1$data = $collection->map(function ($list) {
2 return explode(',', $list);
3})->collapse()->unique();

This would run an array_map over the items, and then array_merge all these arrays together, and last but not least filter out the duplicates. However, in the middle of doing this, I thought to myself:

But you could also concatenate all strings by simply reducing the array, and then exploding one huge array...

I didn't write the implementation then, but it would look like this:

1$data = $collection->reduce(function ($carry, $list) {
2 return $carry.$list.',';
3}, '');
4$data = array_unique(explode(',', $data));

That got me thinking: which solution performs better? So I asked in Larachat. Well, no one knew, but I was suggested to just write a quick performance test, so I did. I skipped the array_unique in my performance test, since it would be identical in both solutions.

Benchmarking

My goal was to, given a large array of relatively short comma-separated lists, see what would perform better: creating lots of small arrays and merging them, or concatenating the strings and then creating one large array straight away.

After having done this, I also tested with fewer but larger lists, making sure to maintain the same total number of list elements.

Configurations

  1. 5000 lists of 15 items
  2. 50 lists of 1500 items
  3. 5 lists of 15000 items

The code

To benchmark this, I used the following code:

1<?php
2 
3// Make sure we don't run out of memory
4ini_set('memory_limit', '512M');
5 
6$array = [];
7$numberOfLists = 5000;
8$itemsPerList = 15;
9 
10echo "Seeding array\n";
11 
12// Create an array of 5000 comma-separated
13// lists with 15 varying items per list.
14for ($i = 0; $i < $numberOfLists; $i++) {
15 $temp = '';
16 for ($j = 0; $j < $itemsPerList; $j++) {
17 if (! empty ($temp)) {
18 $temp .= ',';
19 }
20 $temp .= 'item'.$j;
21 }
22 
23 $array[] = $temp;
24}
25 
26echo "Array seeded\n";
27 
28/*
29 * Start the benchmark
30 */
31 
32$start1 = microtime(true);
33 
34// Create an array of arrays
35$exploded = array_map(function ($string) {
36 return explode(',', $string);
37}, $array);
38 
39// Merge the arrays
40$merged = [];
41 
42foreach ($exploded as $array) {
43 // It appears this operation is what really takes time.
44 $merged = array_merge($merged, $array);
45}
46 
47$explodeAndMerge = microtime(true) - $start1;
48 
49$start2 = microtime(true);
50 
51$reduced = array_reduce($array, function ($carry, $list) {
52 return $carry.$list.',';
53}, '');
54 
55$exploded = explode(',', $reduced);
56 
57$reduceAndExplode = microtime(true) - $start2;
58 
59echo "Benchmark complete\n".
60 "==================\n".
61 "Explode and merge: {$explodeAndMerge}\n".
62 "Reduce and explode: {$reduceAndExplode}\n";

Results

Using abbreviation EM for explode and merge, and RE for reduce and explode

For each of the different benchmarks, the averages are:

  1. EM: 22.9s, RE: 0.0026s
  2. EM: 0.21s, RE: 0.0027s
  3. EM: 0.04s, RE: 0.12s

Conclusions

From the above results, I have concluded a few things. First off: if you're gonna do what I do, definitely go for reduce and explode. What appears to take most time in the operation is the array_merge. However, judging by the other results, this becomes a diminishing problem as the number of arrays to merge is decreased.

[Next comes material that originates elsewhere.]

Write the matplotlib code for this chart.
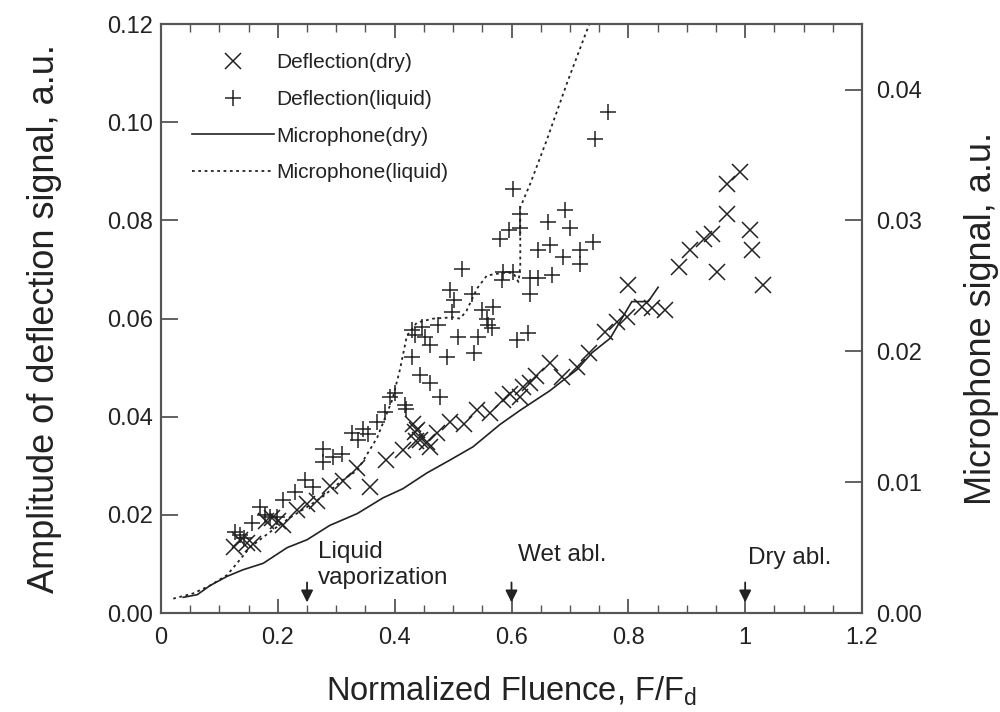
import matplotlib
matplotlib.use('Agg')
import matplotlib.pyplot as plt
from matplotlib.lines import Line2D
from matplotlib.ticker import MultipleLocator

# Data - Deflection (dry)
dry_x = [0.125, 0.135, 0.147, 0.158, 0.18, 0.19, 0.2, 0.209, 0.232, 0.25, 0.267, 0.289,
         0.312, 0.335, 0.357, 0.386, 0.415, 0.432, 0.435, 0.437, 0.438, 0.443, 0.455, 0.46,
         0.472, 0.495, 0.518, 0.541, 0.563, 0.586, 0.598, 0.615, 0.62, 0.632, 0.642, 0.666,
         0.686, 0.712, 0.732, 0.76, 0.78, 0.797, 0.80, 0.823, 0.84, 0.863, 0.886, 0.906,
         0.929, 0.943, 0.951, 0.969, 0.969, 0.991, 1.009, 1.011, 1.031]
dry_y = [0.0135, 0.0148, 0.0143, 0.014, 0.0188, 0.0193, 0.0188, 0.018, 0.021, 0.0222, 0.0228, 0.0258,
         0.027, 0.0296, 0.0256, 0.0312, 0.0332, 0.0386, 0.0369, 0.035, 0.0373, 0.0352, 0.0349, 0.0339,
         0.0366, 0.039, 0.0386, 0.0414, 0.0407, 0.0434, 0.0447, 0.0441, 0.0461, 0.0468, 0.0483, 0.0509,
         0.0481, 0.0502, 0.0529, 0.0573, 0.0593, 0.0604, 0.0668, 0.0624, 0.0621, 0.0617, 0.0705, 0.0739,
         0.0763, 0.0773, 0.0695, 0.0814, 0.0875, 0.0899, 0.078, 0.0739, 0.0668]

# Data - Deflection (liquid)
liq_x = [0.127, 0.135, 0.142, 0.155, 0.170, 0.178, 0.187, 0.198, 0.209, 0.229, 0.247, 0.261,
         0.278, 0.278, 0.295, 0.31, 0.327, 0.338, 0.346, 0.355, 0.369, 0.384, 0.392, 0.401,
         0.418, 0.42, 0.429, 0.434, 0.446, 0.452, 0.46, 0.429, 0.443, 0.46, 0.478, 0.475,
         0.495, 0.501, 0.498, 0.515, 0.489, 0.509, 0.532, 0.535, 0.543, 0.549, 0.558, 0.56,
         0.566, 0.569, 0.583, 0.586, 0.603, 0.58, 0.595, 0.609, 0.629, 0.632, 0.632, 0.646,
         0.669, 0.603, 0.615, 0.615, 0.663, 0.692, 0.70, 0.646, 0.666, 0.689, 0.717, 0.717,
         0.74, 0.743, 0.766]
liq_y = [0.0166, 0.0159, 0.0152, 0.0183, 0.0217, 0.020, 0.0196, 0.0196, 0.023, 0.0247, 0.0272, 0.0257,
         0.0335, 0.0308, 0.0318, 0.0325, 0.0366, 0.0352, 0.0376, 0.0364, 0.039, 0.041, 0.0441, 0.0448,
         0.0424, 0.0415, 0.0576, 0.0566, 0.0583, 0.0563, 0.0546, 0.0522, 0.0485, 0.0468, 0.0441, 0.0587,
         0.0658, 0.0638, 0.0614, 0.0702, 0.0522, 0.0563, 0.0651, 0.0529, 0.0563, 0.0617, 0.060, 0.0587,
         0.058, 0.0624, 0.0678, 0.0695, 0.0695, 0.0763, 0.078, 0.0556, 0.057, 0.0651, 0.0682, 0.0682,
         0.0688, 0.0865, 0.0814, 0.0784, 0.0797, 0.0822, 0.0784, 0.0739, 0.075, 0.0726, 0.0739, 0.0712,
         0.0756, 0.0967, 0.1021]

# Data - Microphone (dry), right axis
mic_dry_x = [0.038, 0.062, 0.084, 0.113, 0.14, 0.175, 0.216, 0.25, 0.289, 0.336, 0.38, 0.414,
             0.455, 0.495, 0.534, 0.58, 0.615, 0.666, 0.683, 0.712, 0.738, 0.769, 0.806, 0.834, 0.851]
mic_dry_y = [0.0012, 0.0014, 0.0021, 0.0028, 0.0033, 0.0038, 0.0050, 0.0056, 0.0067, 0.0076, 0.0088, 0.0095,
             0.0107, 0.0117, 0.0127, 0.0144, 0.0155, 0.0170, 0.0176, 0.0186, 0.0199, 0.021, 0.0238, 0.0238, 0.0249]

# Data - Microphone (liquid), right axis
mic_liq_x = [0.021, 0.055, 0.084, 0.113, 0.13, 0.152, 0.175, 0.199, 0.221, 0.25, 0.277, 0.312,
             0.336, 0.37, 0.396, 0.409, 0.421, 0.438, 0.466, 0.50, 0.512, 0.523, 0.541, 0.558,
             0.586, 0.603, 0.612, 0.615, 0.615, 0.632, 0.66, 0.695, 0.75]
mic_liq_y = [0.0011, 0.0015, 0.0021, 0.0029, 0.0038, 0.0050, 0.0058, 0.0066, 0.0073, 0.0081, 0.0089, 0.0102,
             0.0109, 0.0134, 0.0163, 0.0186, 0.0212, 0.0222, 0.0225, 0.0226, 0.0225, 0.0231, 0.0248, 0.0258,
             0.026, 0.026, 0.0253, 0.0265, 0.031, 0.0328, 0.0361, 0.0405, 0.0470]

# Annotations
arrow_x = [0.25, 0.6, 1.0]
notes = ['Liquid\nvaporization', 'Wet abl.', 'Dry abl.']
notes_x = [0.269, 0.611, 1.005]
notes_y = [0.0146, 0.0140, 0.0135]

# Setup
plt.rcParams['font.family'] = ['Liberation Sans', 'DejaVu Sans']
ink = '#222222'
spine_col = '#555555'

fig = plt.figure(figsize=(10, 7.12), dpi=100)
ax = fig.add_axes([0.161, 0.139, 0.701, 0.827])
ax2 = ax.twinx()

# Plot deflection
ax.plot(dry_x, dry_y, linestyle='none', marker='x', markersize=11, markeredgewidth=1.1, color=ink)
ax.plot(liq_x, liq_y, linestyle='none', marker='+', markersize=12, markeredgewidth=1.1, color=ink)

# Plot microphone
ax2.plot(mic_dry_x, mic_dry_y, '-', color=ink, linewidth=1.2)
ax2.plot(mic_liq_x, mic_liq_y, color=ink, linewidth=1.3, linestyle=(0, (1.5, 2.0)))

# Axis limits
ax.set_xlim(0, 1.2)
ax.set_ylim(0, 0.12)
ax2.set_ylim(0, 0.045)

# Ticks
ax.set_xticks([0, 0.2, 0.4, 0.6, 0.8, 1.0, 1.2])
ax.set_xticklabels(['0', '0.2', '0.4', '0.6', '0.8', '1', '1.2'])
ax.xaxis.set_minor_locator(MultipleLocator(0.05))
ax.set_yticks([0, 0.02, 0.04, 0.06, 0.08, 0.10, 0.12])
ax.set_yticklabels(['0.00', '0.02', '0.04', '0.06', '0.08', '0.10', '0.12'])
ax2.set_yticks([0, 0.01, 0.02, 0.03, 0.04])
ax2.set_yticklabels(['0.00', '0.01', '0.02', '0.03', '0.04'])

ax.tick_params(axis='x', which='major', direction='in', top=True, length=10, width=1.3,
               colors=spine_col, labelcolor=ink, labelsize=17, pad=10)
ax.tick_params(axis='x', which='minor', direction='in', top=True, length=6, width=1.0, colors=spine_col)
ax.tick_params(axis='y', which='major', direction='in', length=12, width=1.3,
               colors=spine_col, labelcolor=ink, labelsize=17, pad=6)
ax2.tick_params(axis='y', which='major', direction='in', length=12, width=1.3,
                colors=spine_col, labelcolor=ink, labelsize=17, pad=10)

for a in [ax, ax2]:
    for s in a.spines.values():
        s.set_color(spine_col)
        s.set_linewidth(1.5)

# Labels
ax.set_xlabel('Normalized Fluence, F/F$_\\mathregular{d}$', fontsize=23.5, color=ink)
ax.xaxis.set_label_coords(0.5, -0.104)
ax.set_ylabel('Amplitude of deflection signal, a.u.', fontsize=26, color=ink)
ax.yaxis.set_label_coords(-0.141, 0.5)
ax2.set_ylabel('Microphone signal, a.u.', fontsize=26, color=ink)
ax2.yaxis.set_label_coords(1.145, 0.5)

# Arrows and notes
for xa in arrow_x:
    ax.annotate('', xy=(xa, 0.0016), xytext=(xa, 0.0068),
                arrowprops=dict(arrowstyle='-|>', color=ink, lw=1.3, mutation_scale=18))
for t, xt, yt in zip(notes, notes_x, notes_y):
    ax.text(xt, yt, t, fontsize=17.5, color=ink, va='top', ha='left', linespacing=1.2)

# Legend
handles = [Line2D([], [], linestyle='none', marker='x', markersize=11, markeredgewidth=1.1, color=ink),
           Line2D([], [], linestyle='none', marker='+', markersize=12, markeredgewidth=1.1, color=ink),
           Line2D([], [], linestyle='-', linewidth=1.2, color=ink),
           Line2D([], [], linewidth=1.3, linestyle=(0, (1.5, 2.0)), color=ink)]
labels = ['Deflection(dry)', 'Deflection(liquid)', 'Microphone(dry)', 'Microphone(liquid)']
leg = ax.legend(handles, labels, loc='upper left', bbox_to_anchor=(0.182, 0.94),
                bbox_transform=fig.transFigure, frameon=False, fontsize=15,
                handlelength=3.9, handletextpad=0.1, labelspacing=0.85, borderpad=0)
for t in leg.get_texts():
    t.set_color(ink)

fig.savefig('out.png', dpi=100)
plt.close()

Between experiments 1 and 2, we had a hundredfold decrease in the number of array merges. This also lead to approximately a hundredfold speedup. This indicates that the speed of array_merge is pretty much independent from number of array elements (which also makes sense from a low-level perspective).

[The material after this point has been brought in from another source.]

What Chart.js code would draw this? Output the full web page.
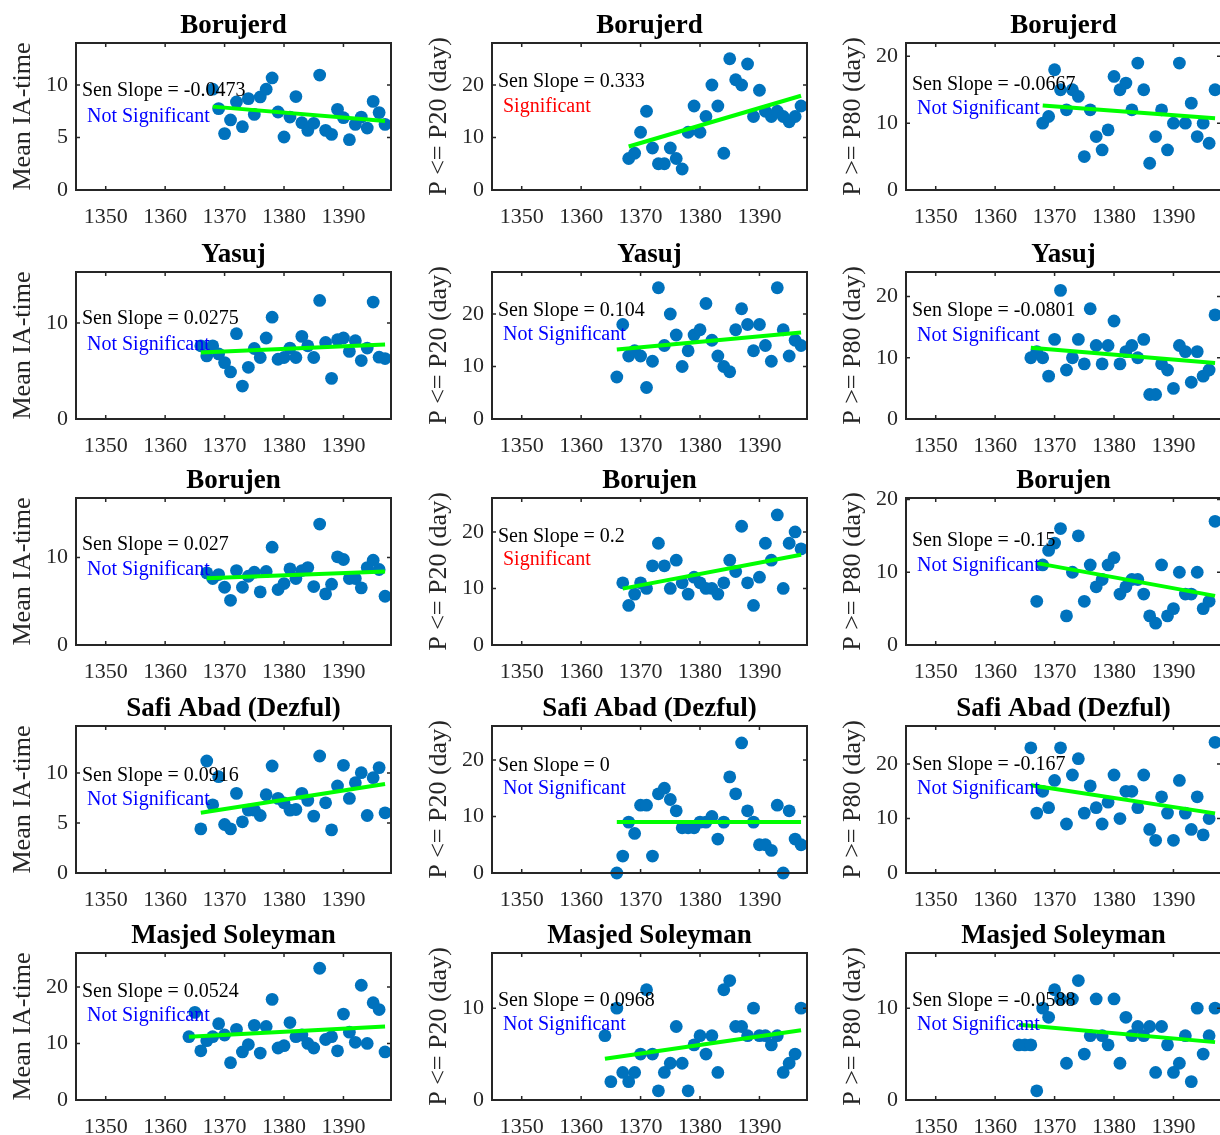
<!DOCTYPE html>
<html>
<head>
<meta charset="utf-8">
<script src="https://cdn.jsdelivr.net/npm/chart.js@4"></script>
<style>
html,body{margin:0;padding:0;background:#ffffff;overflow:hidden;width:1220px;height:1135px;position:relative}
canvas{position:absolute}
</style>
</head>
<body>
<script>
// ---------------- DATA ----------------
const xTickLabels = [1350, 1360, 1370, 1380, 1390];
const stationTitles = ['Borujerd', 'Yasuj', 'Borujen', 'Safi Abad (Dezful)', 'Masjed Soleyman'];
const yAxisTitles = ['Mean IA-time', 'P <= P20 (day)', 'P >= P80 (day)'];

const yearsBorujerd = [1368,1369,1370,1371,1372,1373,1374,1375,1376,1377,1378,1379,1380,1381,1382,1383,1384,1385,1386,1387,1388,1389,1390,1391,1392,1393,1394,1395,1396,1397];
const yearsYasuj = [1366,1367,1368,1369,1370,1371,1372,1373,1374,1375,1376,1377,1378,1379,1380,1381,1382,1383,1384,1385,1386,1387,1388,1389,1390,1391,1392,1393,1394,1395,1396,1397];
const yearsBorujen = [1367,1368,1369,1370,1371,1372,1373,1374,1375,1376,1377,1378,1379,1380,1381,1382,1383,1384,1385,1386,1387,1388,1389,1390,1391,1392,1393,1394,1395,1396,1397];
const yearsSafiAbad = [1366,1367,1368,1369,1370,1371,1372,1373,1374,1375,1376,1377,1378,1379,1380,1381,1382,1383,1384,1385,1386,1387,1388,1389,1390,1391,1392,1393,1394,1395,1396,1397];
const yearsMasjed = [1364,1365,1366,1367,1368,1369,1370,1371,1372,1373,1374,1375,1376,1377,1378,1379,1380,1381,1382,1383,1384,1385,1386,1387,1388,1389,1390,1391,1392,1393,1394,1395,1396,1397];

const borujerdMeanIA = [9.6,7.75,5.37,6.67,8.38,6.03,8.7,7.2,8.86,9.6,10.67,7.43,5.05,6.95,8.9,6.41,5.68,6.35,10.95,5.68,5.3,7.68,6.89,4.79,6.25,6.95,5.9,8.44,7.37,6.25];
const borujerdP20 = [6,7,11,15,8,5,5,8,6,4,11,16,11,14,20,16,7,25,21,20,24,14,19,15,14,15,14,13,14,16];
const borujerdP80 = [10,11,18,15,12,15,14,5,12,8,6,9,17,15,16,12,19,15,4,8,12,6,10,19,10,13,8,10,7,15];

const yasujMeanIA = [7.62,6.57,7.62,6.78,5.87,4.9,8.88,3.43,5.38,7.34,6.4,8.43,10.6,6.22,6.4,7.38,6.4,8.6,7.62,6.4,12.34,7.97,4.23,8.25,8.43,7.03,8.15,6.08,7.38,12.17,6.43,6.29];
const yasujP20 = [8,18,12,13,12,6,11,25,14,20,16,10,13,16,17,22,15,12,10,9,17,21,18,13,18,14,11,25,17,12,15,14];
const yasujP80 = [10,11,10,7,13,21,8,10,13,9,18,12,9,12,16,9,11,12,10,13,4,4,9,8,5,12,11,6,11,7,8,17];

const borujenMeanIA = [8.24,7.6,8.05,6.6,5.11,8.51,6.6,7.86,8.32,6.07,8.4,11.18,6.34,7.02,8.7,7.6,8.51,8.85,6.68,13.82,5.84,6.95,10.08,9.77,7.6,7.6,6.53,8.85,9.69,8.63,5.57];
const borujenP20 = [11,7,9,11,10,14,18,14,10,15,11,9,12,11,10,10,9,11,15,13,21,11,7,12,18,15,23,10,18,20,17];
const borujenP80 = [6,11,13,14,16,4,10,15,6,11,8,9,11,12,7,8,9,9,7,4,3,11,4,5,10,7,7,10,5,6,17];

const safiMeanIA = [4.41,11.2,6.82,9.63,4.85,4.41,7.96,5.12,6.29,6.29,5.75,7.83,10.7,7.46,7.02,6.29,6.35,7.96,7.26,5.69,11.7,7.02,4.31,8.7,10.77,7.46,9.03,10.03,5.75,9.53,10.54,6.02];
const safiP20 = [0,3,9,7,12,12,3,14,15,13,11,8,8,8,9,9,10,6,9,17,14,23,11,9,5,5,4,12,0,11,6,5];
const safiP80 = [23,11,15,12,17,23,9,18,21,11,16,12,9,13,18,10,15,15,12,18,8,6,14,11,6,17,11,8,14,7,10,24];

const masjedMeanIA = [11.2,15.5,8.7,10.5,11.2,13.5,11.5,6.6,12.5,8.5,9.8,13.2,8.3,13,17.8,9.2,9.6,13.7,11.2,11.5,10,9.2,23.3,10.7,11.2,8.7,15.2,12,10.2,20.3,10,17.2,16,8.5];
const masjedP20 = [7,2,10,3,2,3,5,12,5,1,3,4,8,4,1,6,7,5,7,3,12,13,8,8,7,10,7,7,6,7,3,4,5,10];
const masjedP80 = [6,6,6,1,10,9,12,11,4,11,13,5,7,11,7,6,11,4,9,7,8,7,8,3,8,6,3,4,7,2,10,5,7,10];

// Sen trend lines: [start year, start value], [end year, end value]
const trendBorujerd = [[[1368,7.94],[1397,6.57]], [[1368,8.28],[1397,17.96]], [[1368,12.63],[1397,10.73]]];
const trendYasuj = [[[1366,6.92],[1397,7.76]], [[1366,13.25],[1397,16.46]], [[1366,11.63],[1397,9.13]]];
const trendBorujen = [[[1367,7.63],[1397,8.4]], [[1367,9.97],[1397,15.97]], [[1367,11.25],[1397,6.75]]];
const trendSafiAbad = [[[1366,6.02],[1397,8.9]], [[1366,9],[1397,9]], [[1366,16.1],[1397,10.95]]];
const trendMasjed = [[[1364,11.2],[1397,13]], [[1364,4.5],[1397,7.6]], [[1364,8.2],[1397,6.3]]];

const senSlopes = [['-0.0473','0.333','-0.0667'], ['0.0275','0.104','-0.0801'], ['0.027','0.2','-0.15'], ['0.0916','0','-0.167'], ['0.0524','0.0968','-0.0588']];
const significant = [[false,true,false], [false,false,false], [false,true,false], [false,false,false], [false,false,false]];

const yTickValues = [
  [[0,5,10],[0,10,20],[0,10,20]],
  [[0,10],[0,10,20],[0,10,20]],
  [[0,10],[0,10,20],[0,10,20]],
  [[0,5,10],[0,10,20],[0,10,20]],
  [[0,10,20],[0,10],[0,10]]
];

// ---------------- LAYOUT ----------------
const yMaxes = [[14,28,22],[15.3,28,24],[16.8,26,20.2],[14.7,26,27],[26,16,16]];
const xMin = 1345, xMax = 1398;
const colPlotLeft = [76, 492, 906];
const rowPlotTop = [43, 272, 498, 726, 953];
const plotW = 315, plotH = 147;
const padL = 76, padT = 43, padR = 14, padB = 42;
// annotation offsets from plot top (Sen slope line, significance line)
const annotOffsets = [
  [[48,74],[39,63.3],[41.7,65.7]],
  [[46.6,72.3],[38.3,62.7],[39,64]],
  [[46.3,71.3],[38.6,62],[42.3,67.3]],
  [[50,73.3],[39.3,62.7],[38.3,62.7]],
  [[39,63],[48,72],[48,72]]
];

const rowYears = [yearsBorujerd, yearsYasuj, yearsBorujen, yearsSafiAbad, yearsMasjed];
const rowValues = [
  [borujerdMeanIA, borujerdP20, borujerdP80],
  [yasujMeanIA, yasujP20, yasujP80],
  [borujenMeanIA, borujenP20, borujenP80],
  [safiMeanIA, safiP20, safiP80],
  [masjedMeanIA, masjedP20, masjedP80]
];
const rowTrends = [trendBorujerd, trendYasuj, trendBorujen, trendSafiAbad, trendMasjed];

const FONT = '"Liberation Serif", "Times New Roman", serif';
const AXIS_COLOR = '#262626';

Chart.defaults.font.family = FONT;

function makePanel(r, c) {
  const canvas = document.createElement('canvas');
  const w = padL + plotW + padR, h = padT + plotH + padB;
  canvas.width = w; canvas.height = h;
  canvas.style.width = w + 'px'; canvas.style.height = h + 'px';
  canvas.style.left = (colPlotLeft[c] - padL) + 'px';
  canvas.style.top = (rowPlotTop[r] - padT) + 'px';
  document.body.appendChild(canvas);

  const years = rowYears[r];
  const vals = rowValues[r][c];
  const pts = years.map((y, i) => ({x: y, y: vals[i]}));
  const trend = rowTrends[r][c].map(p => ({x: p[0], y: p[1]}));
  const yt = yTickValues[r][c];
  const off = annotOffsets[r][c];
  const sig = significant[r][c];

  const decor = {
    id: 'decor' + r + c,
    afterDraw(chart) {
      const ctx = chart.ctx;
      const {left, top, right, bottom} = chart.chartArea;
      const xs = chart.scales.x, ys = chart.scales.y;
      ctx.save();
      // box
      ctx.strokeStyle = AXIS_COLOR;
      ctx.lineWidth = 2;
      ctx.strokeRect(left, top, right - left, bottom - top);
      // inward ticks
      ctx.lineWidth = 1.5;
      ctx.beginPath();
      xs.ticks.forEach(t => {
        const px = xs.getPixelForValue(t.value);
        ctx.moveTo(px, bottom); ctx.lineTo(px, bottom - 4);
        ctx.moveTo(px, top); ctx.lineTo(px, top + 4);
      });
      ys.ticks.forEach(t => {
        const py = ys.getPixelForValue(t.value);
        ctx.moveTo(left, py); ctx.lineTo(left + 4, py);
        ctx.moveTo(right, py); ctx.lineTo(right - 4, py);
      });
      ctx.stroke();
      // title
      ctx.fillStyle = '#000000';
      ctx.font = 'bold 27px ' + FONT;
      ctx.textAlign = 'center';
      ctx.textBaseline = 'middle';
      ctx.fillText(stationTitles[r], (left + right) / 2, top - 17);
      // y axis title
      ctx.save();
      ctx.translate(left - 53, (top + bottom) / 2);
      ctx.rotate(-Math.PI / 2);
      ctx.fillStyle = AXIS_COLOR;
      ctx.font = '26px ' + FONT;
      ctx.fillText(yAxisTitles[c], 0, 0);
      ctx.restore();
      // annotations
      ctx.textAlign = 'left';
      ctx.font = '20px ' + FONT;
      ctx.fillStyle = '#000000';
      ctx.fillText('Sen Slope = ' + senSlopes[r][c], left + 6, top + off[0]);
      ctx.fillStyle = sig ? '#ff0000' : '#0000ff';
      ctx.fillText(sig ? 'Significant' : 'Not Significant', left + 11, top + off[1]);
      ctx.restore();
    }
  };

  new Chart(canvas, {
    type: 'scatter',
    data: {
      datasets: [
        {type: 'line', data: trend, borderColor: '#00ff00', borderWidth: 4, pointRadius: 0, fill: false, order: 0, clip: false, tension: 0},
        {type: 'scatter', data: pts, backgroundColor: '#0072BD', borderWidth: 0, pointRadius: 6.4, pointHoverRadius: 6.4, order: 1, clip: false}
      ]
    },
    options: {
      responsive: false,
      animation: false,
      devicePixelRatio: 1,
      events: [],
      layout: {padding: {top: padT, right: padR, left: 0, bottom: 0}},
      plugins: {legend: {display: false}, tooltip: {enabled: false}, title: {display: false}},
      scales: {
        x: {
          type: 'linear', position: 'bottom', min: xMin, max: xMax,
          grid: {display: false, drawTicks: false, tickLength: 0}, border: {display: false},
          afterBuildTicks: s => { s.ticks = xTickLabels.map(v => ({value: v})); },
          afterFit: s => { s.height = padB; },
          ticks: {font: {size: 22, family: FONT}, color: AXIS_COLOR, padding: 14, maxRotation: 0, autoSkip: false,
                  callback: v => String(v)}
        },
        y: {
          type: 'linear', position: 'left', min: 0, max: yMaxes[r][c],
          grid: {display: false, drawTicks: false, tickLength: 0}, border: {display: false},
          afterBuildTicks: s => { s.ticks = yt.map(v => ({value: v})); },
          afterFit: s => { s.width = padL; },
          ticks: {font: {size: 22, family: FONT}, color: AXIS_COLOR, padding: 8, autoSkip: false,
                  callback: v => String(v)}
        }
      }
    },
    plugins: [decor]
  });
}

for (let r = 0; r < 5; r++) {
  for (let c = 0; c < 3; c++) makePanel(r, c);
}
</script>
</body>
</html>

Another interesting conclusion that can be drawn from the results is the one from the final round of benchmarking: it's more efficient to run explode and array_merge five times than to concatenate a string 5 times and explode once.

Update: A Third Solution

After having posted this, and linked to it in Larachat, Joseph Silber pointed out something very relevant:

Why not just implode and explode?

After trying this, I can happily add that calling

1explode(',', implode($array));

will give the exact same output, but is much faster. For the different benchmarks, we see the times:

  1. 2.27E-5 (0.000027s)
  2. 0.00030s
  3. 0.0026s

As can be seen, this performs exceptionally well when you have multiple small arrays.